- Exercise prompt
Extract everything from the first line through the line with "(0,0) rectangle (1150,555);", both ends included, except for any pictures.

- Provided material
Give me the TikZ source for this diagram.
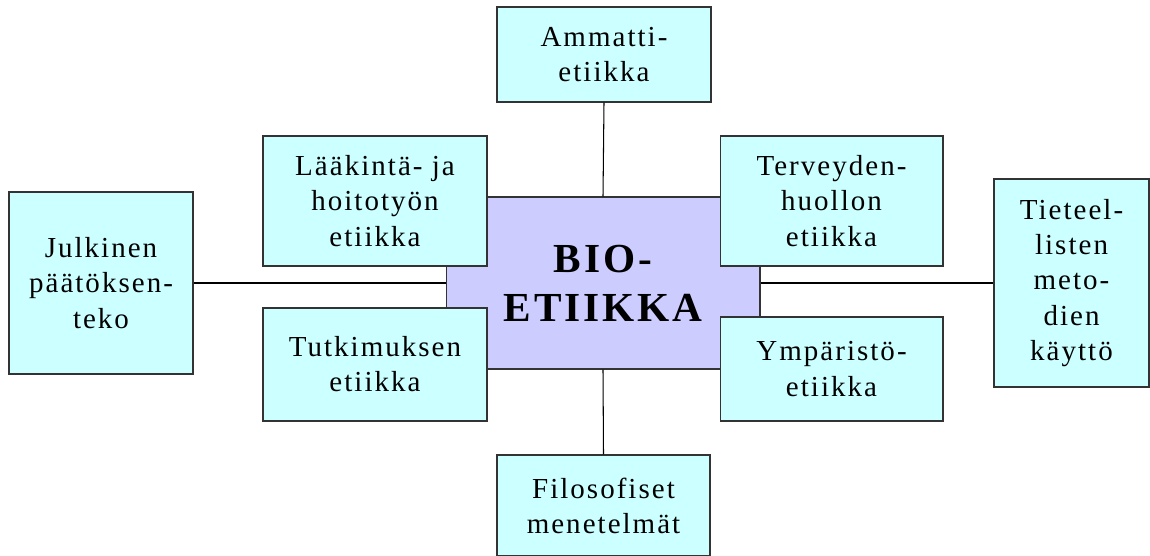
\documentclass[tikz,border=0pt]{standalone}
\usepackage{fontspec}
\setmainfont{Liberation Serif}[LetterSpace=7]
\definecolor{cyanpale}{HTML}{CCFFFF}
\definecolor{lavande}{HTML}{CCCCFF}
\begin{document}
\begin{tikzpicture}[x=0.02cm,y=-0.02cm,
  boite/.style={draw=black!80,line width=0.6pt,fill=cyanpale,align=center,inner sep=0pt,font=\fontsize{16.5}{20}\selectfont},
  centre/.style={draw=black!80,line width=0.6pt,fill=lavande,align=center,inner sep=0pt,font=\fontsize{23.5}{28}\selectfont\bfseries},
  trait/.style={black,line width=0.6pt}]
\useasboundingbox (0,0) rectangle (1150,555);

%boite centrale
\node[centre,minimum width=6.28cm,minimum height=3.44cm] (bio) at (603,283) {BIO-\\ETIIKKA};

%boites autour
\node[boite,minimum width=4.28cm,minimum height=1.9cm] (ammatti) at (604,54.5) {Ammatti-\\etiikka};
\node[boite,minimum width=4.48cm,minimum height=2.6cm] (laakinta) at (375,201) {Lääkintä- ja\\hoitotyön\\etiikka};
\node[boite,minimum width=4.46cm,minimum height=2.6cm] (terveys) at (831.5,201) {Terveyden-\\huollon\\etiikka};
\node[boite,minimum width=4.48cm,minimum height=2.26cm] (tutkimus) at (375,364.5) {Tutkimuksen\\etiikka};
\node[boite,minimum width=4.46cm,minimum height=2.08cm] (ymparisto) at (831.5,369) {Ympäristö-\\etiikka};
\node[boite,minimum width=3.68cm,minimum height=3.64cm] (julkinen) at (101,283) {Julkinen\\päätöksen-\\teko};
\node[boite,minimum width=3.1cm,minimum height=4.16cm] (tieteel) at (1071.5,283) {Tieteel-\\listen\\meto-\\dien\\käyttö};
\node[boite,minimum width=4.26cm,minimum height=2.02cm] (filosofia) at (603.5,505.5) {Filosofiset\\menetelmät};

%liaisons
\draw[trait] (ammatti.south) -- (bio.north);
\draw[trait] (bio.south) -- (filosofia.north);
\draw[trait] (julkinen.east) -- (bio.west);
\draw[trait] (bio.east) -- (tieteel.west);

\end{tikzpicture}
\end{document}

- The solution
Give me the TikZ source for this diagram.
\documentclass[tikz,border=0pt]{standalone}
\usepackage{fontspec}
\setmainfont{Liberation Serif}[LetterSpace=7]
\definecolor{cyanpale}{HTML}{CCFFFF}
\definecolor{lavande}{HTML}{CCCCFF}
\begin{document}
\begin{tikzpicture}[x=0.02cm,y=-0.02cm,
  boite/.style={draw=black!80,line width=0.6pt,fill=cyanpale,align=center,inner sep=0pt,font=\fontsize{16.5}{20}\selectfont},
  centre/.style={draw=black!80,line width=0.6pt,fill=lavande,align=center,inner sep=0pt,font=\fontsize{23.5}{28}\selectfont\bfseries},
  trait/.style={black,line width=0.6pt}]
\useasboundingbox (0,0) rectangle (1150,555);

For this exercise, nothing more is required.